Instructions to follow ->
Extract exactly the lines from the top of the records through the line containing "df = pd.DataFrame(rows)", and keep pictures out of the copy.

┌─ Extracted records

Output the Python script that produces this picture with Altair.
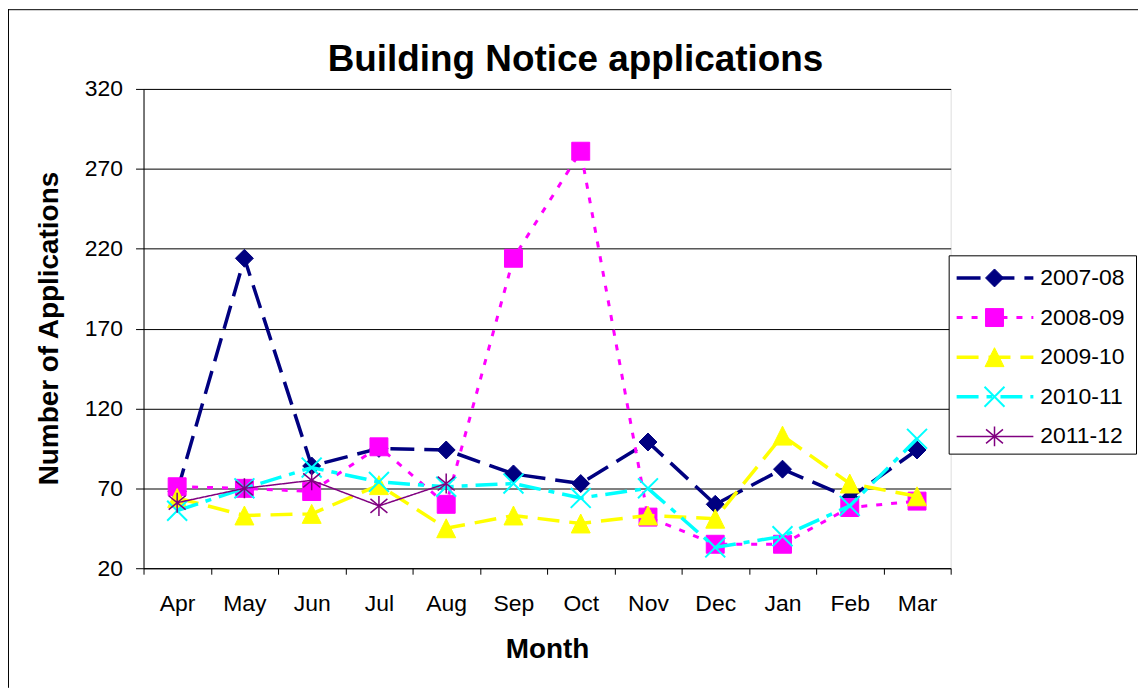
import altair as alt
import pandas as pd

months = ["Apr", "May", "Jun", "Jul", "Aug", "Sep", "Oct", "Nov", "Dec", "Jan", "Feb", "Mar"]
series_names = ["2007-08", "2008-09", "2009-10", "2010-11", "2011-12"]
v_2007_08 = [68, 214, 84, 95, 94, 79, 73, 99, 60, 82, 64, 94]
v_2008_09 = [71, 70, 68, 96, 60, 214, 281, 52, 35, 35, 58, 62]
v_2009_10 = [64, 53, 54, 72, 45, 53, 48, 53, 51, 103, 73, 65]
v_2010_11 = [56, 70, 83, 74, 71, 73, 64, 70, 33, 40, 59, 101]
v_2011_12 = [61, 70, 75, 59, 73]
y_ticks = [20, 70, 120, 170, 220, 270, 320]
chart_title = ["Building Notice applications"]

all_values = [v_2007_08, v_2008_09, v_2009_10, v_2010_11, v_2011_12]

colors = ["#000080", "#FF00FF", "#FFFF00", "#00FFFF", "#800080"]
dashes = [[24, 10], [6, 9], [22, 10], [22, 8, 6, 8], [1, 0]]
widths = [3.5, 3, 3.5, 3.5, 1.5]
shapes = [
    "M0,-1L1,0L0,1L-1,0Z",
    "M-1,-1L1,-1L1,1L-1,1Z",
    "M0,-1L1,1L-1,1Z",
    "M-1,-1L1,1M-1,1L1,-1",
    "M0,-1L0,1M-0.85,-0.7L0.85,0.7M-0.85,0.7L0.85,-0.7",
]
sizes = [324, 324, 361, 400, 400]
filled = [True, True, True, False, False]
pt_stroke = [1, 1, 1, 2, 1.5]

FONT = "Arial, Liberation Sans, sans-serif"

rows = []
for name, vals in zip(series_names, all_values):
    for m, v in zip(months, vals):
        rows.append({"month": m, "series": name, "value": v})
df = pd.DataFrame(rows)

x_enc = alt.X(
    "month:N",
    sort=months,
    scale=alt.Scale(type="band", domain=months, paddingInner=0, paddingOuter=0),
    axis=alt.Axis(
        title="Month", tickBand="extent", tickSize=6, labelAngle=0,
        labelFontSize=23, labelFont=FONT, labelPadding=18, labelBaseline="top",
        titleFontSize=28, titleFont=FONT, titleFontWeight="bold",
        titleY=82, titleBaseline="middle", grid=False,
        domainColor="#000", tickColor="#000", labelColor="#000", titleColor="#000",
    ),
)
y_enc = alt.Y(
    "value:Q",
    scale=alt.Scale(domain=[20, 320], nice=False, zero=False),
    axis=alt.Axis(
        title="Number of Applications", values=y_ticks, tickSize=8,
        labelFontSize=23, labelFont=FONT, labelPadding=13,
        titleFontSize=28, titleFont=FONT, titleFontWeight="bold",
        titleX=-94, titleY=240, titleBaseline="middle", titleAlign="center",
        grid=True, gridColor="#000", gridWidth=1,
        domainColor="#000", tickColor="#000", labelColor="#000", titleColor="#000",
    ),
)

main_layers = []
for i, name in enumerate(series_names):
    base = alt.Chart(df).transform_filter(alt.datum.series == name)
    line = base.mark_line(
        color=colors[i], strokeDash=dashes[i], strokeWidth=widths[i]
    ).encode(x=x_enc, y=y_enc)
    if filled[i]:
        pts = base.mark_point(
            shape=shapes[i], size=sizes[i], filled=True, fill=colors[i],
            stroke=colors[i], strokeWidth=pt_stroke[i], opacity=1,
        ).encode(x=x_enc, y=y_enc)
    else:
        pts = base.mark_point(
            shape=shapes[i], size=sizes[i], filled=False,
            stroke=colors[i], strokeWidth=pt_stroke[i], opacity=1,
        ).encode(x=x_enc, y=y_enc)
    main_layers += [line, pts]

main = alt.layer(*main_layers)

one = pd.DataFrame({"a": [0]})
legend_layers = [
    alt.Chart(one).mark_rule(color="#000", strokeWidth=1).encode(
        x=alt.value(-135.5), y=alt.value(-80), y2=alt.value(601)),
    alt.Chart(one).mark_rule(color="#000", strokeWidth=1).encode(
        x=alt.value(-136), x2=alt.value(998), y=alt.value(-79.5)),
    alt.Chart(pd.DataFrame({"t": chart_title})).mark_text(
        align="center", baseline="alphabetic", fontSize=37, fontWeight="bold",
        font=FONT, color="#000").encode(
        x=alt.value(433.5), y=alt.value(-18), text="t:N"),
    alt.Chart(one).mark_rect(fill="#fff", stroke="#000", strokeWidth=1).encode(
        x=alt.value(808.5), x2=alt.value(996.5), y=alt.value(167.5), y2=alt.value(366.5)),
]
leg_y = alt.Y(
    "series:N",
    scale=alt.Scale(type="point", domain=series_names, range=[189.7, 348.7], padding=0),
    axis=None,
)
for i, name in enumerate(series_names):
    ldf = pd.DataFrame({"series": [name]})
    lb = alt.Chart(ldf)
    legend_layers.append(
        lb.mark_rule(color=colors[i], strokeDash=dashes[i], strokeWidth=widths[i]).encode(
            x=alt.value(816), x2=alt.value(893), y=leg_y)
    )
    if filled[i]:
        lp = lb.mark_point(shape=shapes[i], size=sizes[i], filled=True, fill=colors[i],
                           stroke=colors[i], strokeWidth=pt_stroke[i], opacity=1)
    else:
        lp = lb.mark_point(shape=shapes[i], size=sizes[i], filled=False,
                           stroke=colors[i], strokeWidth=pt_stroke[i], opacity=1)
    legend_layers.append(lp.encode(x=alt.value(854), y=leg_y))
    legend_layers.append(
        lb.mark_text(align="left", baseline="middle", fontSize=23, font=FONT, color="#000").encode(
            x=alt.value(900), y=leg_y, text="series:N")
    )

legend = alt.layer(*legend_layers)

chart = alt.layer(main, legend).resolve_scale(y="independent").properties(
    width=810,
    height=481,
    autosize=alt.AutoSizeParams(type="none"),
    padding={"left": 136, "top": 80, "right": 188, "bottom": 120},
).configure_view(stroke="#000", strokeWidth=1).configure(background="#fff")

chart.save("out.html", embed_options={"renderer": "svg", "actions": False})
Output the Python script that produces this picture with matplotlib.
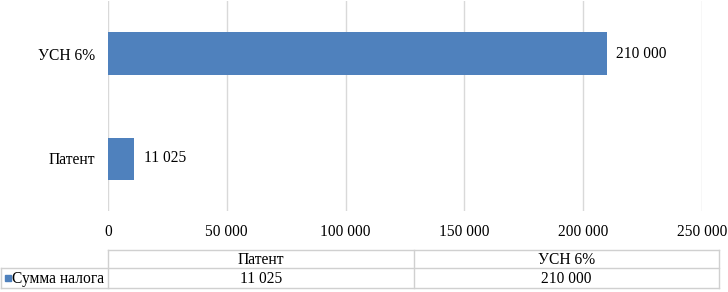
import matplotlib
matplotlib.use("Agg")
import matplotlib.pyplot as plt
from matplotlib.lines import Line2D
from matplotlib.patches import Rectangle
from matplotlib import font_manager

categories = ["Патент", "УСН 6%"]
values = [11025, 210000]
series_name = "Сумма налога"
xticks = [0, 50000, 100000, 150000, 200000, 250000]

def fmt(v):
    return f"{v:,}".replace(",", " ")

serif_names = [f.name for f in font_manager.fontManager.ttflist if 'Serif' in f.name]
fam = 'Liberation Serif' if 'Liberation Serif' in serif_names else ('DejaVu Serif')
plt.rcParams['font.family'] = 'serif'
plt.rcParams['font.serif'] = [fam, 'DejaVu Serif']
FS = 11.2

W, H = 728, 292
fig = plt.figure(figsize=(W/100, H/100), dpi=100)
color = "#4f81bd"
grid = "#d9d9d9"

x0, x1 = 108, 702
y_top, y_bot = 1, 211
ax = fig.add_axes([x0/W, 1 - y_bot/H, (x1-x0)/W, (y_bot-y_top)/H])
ypos = list(range(len(categories)))
ax.barh(ypos, values, height=0.4, color=color, zorder=3)
ax.set_xlim(0, 250000)
ax.set_ylim(-0.5, 1.5)
ax.set_yticks(ypos)
ax.set_yticklabels(categories, fontsize=FS)
ax.set_xticks(xticks)
ax.set_xticklabels([fmt(t) for t in xticks], fontsize=FS)
ax.tick_params(axis='both', length=0)
ax.tick_params(axis='x', pad=9)
ax.tick_params(axis='y', pad=9)
ax.grid(axis='x', color=grid, linewidth=1, zorder=0)
for s in ax.spines.values():
    s.set_visible(False)
for y, v in zip(ypos, values):
    ax.text(v + 250000*0.016, y, fmt(v), va='center', ha='left', fontsize=FS)

# data table
tax = fig.add_axes([0, 0, 1, 1])
tax.set_xlim(0, W)
tax.set_ylim(H, 0)
tax.axis('off')
tcol = "#d0d0d0"
t_top, t_mid, t_bot = 250, 268, 288
tx0, tx1 = 108, 719
ncat = len(categories)
col_edges = [tx0 + (tx1 - tx0) * i / ncat for i in range(ncat + 1)]
tax.add_line(Line2D([tx0, tx1], [t_top, t_top], color=tcol, lw=1))
tax.add_line(Line2D([1, tx1], [t_mid, t_mid], color=tcol, lw=1))
tax.add_line(Line2D([1, tx1], [t_bot, t_bot], color=tcol, lw=1))
tax.add_line(Line2D([1, 1], [t_mid, t_bot], color=tcol, lw=1))
for xe in col_edges:
    tax.add_line(Line2D([xe, xe], [t_top, t_bot], color=tcol, lw=1))
for i, (c, v) in enumerate(zip(categories, values)):
    cx = (col_edges[i] + col_edges[i+1]) / 2
    tax.text(cx, (t_top + t_mid)/2 + 1, c, ha='center', va='center', fontsize=FS)
    tax.text(cx, (t_mid + t_bot)/2 + 1, fmt(v), ha='center', va='center', fontsize=FS)
tax.add_patch(Rectangle((5, 275), 6, 6, color=color))
tax.text(12, (t_mid + t_bot)/2 + 1, series_name, ha='left', va='center', fontsize=FS)

fig.savefig("out.png", dpi=100)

└─

Completed exercise ->
Output the Python script that produces this picture with Altair.
import altair as alt
import pandas as pd

months = ["Apr", "May", "Jun", "Jul", "Aug", "Sep", "Oct", "Nov", "Dec", "Jan", "Feb", "Mar"]
series_names = ["2007-08", "2008-09", "2009-10", "2010-11", "2011-12"]
v_2007_08 = [68, 214, 84, 95, 94, 79, 73, 99, 60, 82, 64, 94]
v_2008_09 = [71, 70, 68, 96, 60, 214, 281, 52, 35, 35, 58, 62]
v_2009_10 = [64, 53, 54, 72, 45, 53, 48, 53, 51, 103, 73, 65]
v_2010_11 = [56, 70, 83, 74, 71, 73, 64, 70, 33, 40, 59, 101]
v_2011_12 = [61, 70, 75, 59, 73]
y_ticks = [20, 70, 120, 170, 220, 270, 320]
chart_title = ["Building Notice applications"]

all_values = [v_2007_08, v_2008_09, v_2009_10, v_2010_11, v_2011_12]

colors = ["#000080", "#FF00FF", "#FFFF00", "#00FFFF", "#800080"]
dashes = [[24, 10], [6, 9], [22, 10], [22, 8, 6, 8], [1, 0]]
widths = [3.5, 3, 3.5, 3.5, 1.5]
shapes = [
    "M0,-1L1,0L0,1L-1,0Z",
    "M-1,-1L1,-1L1,1L-1,1Z",
    "M0,-1L1,1L-1,1Z",
    "M-1,-1L1,1M-1,1L1,-1",
    "M0,-1L0,1M-0.85,-0.7L0.85,0.7M-0.85,0.7L0.85,-0.7",
]
sizes = [324, 324, 361, 400, 400]
filled = [True, True, True, False, False]
pt_stroke = [1, 1, 1, 2, 1.5]

FONT = "Arial, Liberation Sans, sans-serif"

rows = []
for name, vals in zip(series_names, all_values):
    for m, v in zip(months, vals):
        rows.append({"month": m, "series": name, "value": v})
df = pd.DataFrame(rows)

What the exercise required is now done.